Summary in 50 Words or Less: A “two-tiered” parole consideration system is improper, as the following case explains in describing the unlawful practices of the CDCR in implementing Prop 57’s provisions for early parole consideration for non-violent offenders upon completion of full term of their primary offense.
As the reader of this article may know quite well, Proposition 57, also called the Public Safety and Rehabilitation Act of 2016, added section 32 to Article 1 of the California Constitution, stating, “Any person convicted of a nonviolent felony offense and sentenced to state prison shall be eligible for parole consideration after completing the full term for his or her primary offense.” Art. 1, § 32(a)(1), Cal. Const.

Since that time, the California Department of Corrections and Rehabilitation (CDCR) has implemented its own regulations to effectuate this provision of Prop 57, but many such regulations have been struck down by the courts as violating Government Code § 11342.2 as being inconsistent with the enabling statute (Prop 57).

For example, the Second Appellate District, Division 5, in Downtown Los Angeles struck down a CDCR regulation that excluded nonviolent third strike offenders sentenced to indeterminate terms from early parole consideration under Prop 57.  In re Edwards (2018) 26 Cal.App.5th 1181.
 
The Second Appellate District also struck down a CDCR regulation that excluded 290 registrants from early consideration when they were serving a sentence for a nonviolent felony.  The court did not agree with the CDCR’s argument that such registrable inmates pose an unreasonable risk to public safety and therefore, no early parole hearing would be allowed to such inmates.  In re Gadlin (2019) 31 Cal.App.5th 784.
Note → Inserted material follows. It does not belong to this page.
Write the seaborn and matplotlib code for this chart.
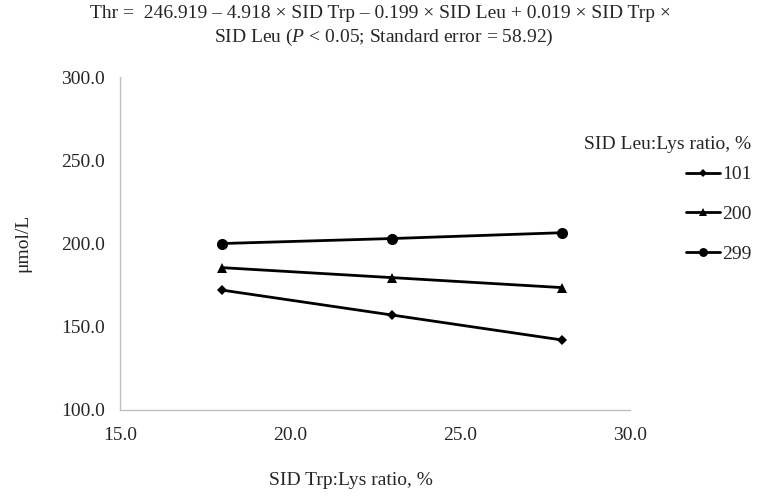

Now there is a third such case, the First Appellate District finds in In re Tijue Adolphus McGhee (2019 DJDAR 3640).  McGhee entered into a plea bargain in 2012 for four years in state prison for violating Penal Code §§ 459 and 460 in committing first-degree burglary, plus a five-year enhancement for having a prior serious felony under Penal Code § 667(a)(1).

After Prop 57 was passed in 2016, McGhee was eligible for early parole consideration in 2016, but the CDCR ruled that he was ineligible before even granting him a hearing.  The CDCR employed an eight-prong early criteria test, finding that McGhee violated two of its criteria because he had served a Security Housing Term for a serious offense committed in prison (he had an inmate-manufactured weapon).  He also was found guilty of a serious rule violation in prison, also for having a weapon in prison.
 
Prison PhotoPrison Photo

McGhee then filed an administrative appeal challenging the department’s decision not to refer him to the parole board.  His argument was simple: the CDCR’s two-tiered parole eligibility regulations prevented an otherwise eligible person for early parole consideration from being considered for early parole.  The state constitution, at section 32(a)(1), says an inmate is eligible for consideration of parole when he or she “completes the full term for his or her primary offense.”  There is no other requirement before one is eligible for consideration.

The First Appellate District Court of Appeal agreed with McGhee.  While it agreed that the parole board might consider whether an inmate had a record of discipline while in custody or whether the person is a sex offender, or whether the person is a third-strike offender, the CDCR may not make that consideration for the parole board before the inmate even has his or her early parole board as Prop 57 provides.

In other words, the CDCR’s attempt to screen out inmates for being granted early parole is invalid.  The appellate court strongly rejected the CDCR’s argument that public safety mandated that it screen out otherwise eligible candidates for early parole consideration before they are even considered by the parole board.

The First Appellate District Court of Appeal then ruled that the CDCR shall refer McGhee to the board of parole consideration within 60 days and that the department thereafter repeal those portions of its regulations that included eight criteria for its consideration before referring an inmate to the board of parole.

The court of appeal acknowledged that indeed, someone like McGhee, with his record in prison of having a hand-made weapon may be rejected for early parole, but under Prop 57, he was eligible for consideration.  The parole board may deny him early parole, but that is its decision to make, not the CDCR.

We appreciate this ruling, as it reminds us that the CDCR is often overly aggressive in its regulations, as the court pointed out here.  We think the CDCR should follow the state constitution just like everyone else must.

The citation for the First Appellate District Court ruling discussed above is In re Tijue Adolphus McGhee (1st App. Dist., 2019) 34 Cal.App.5th 902.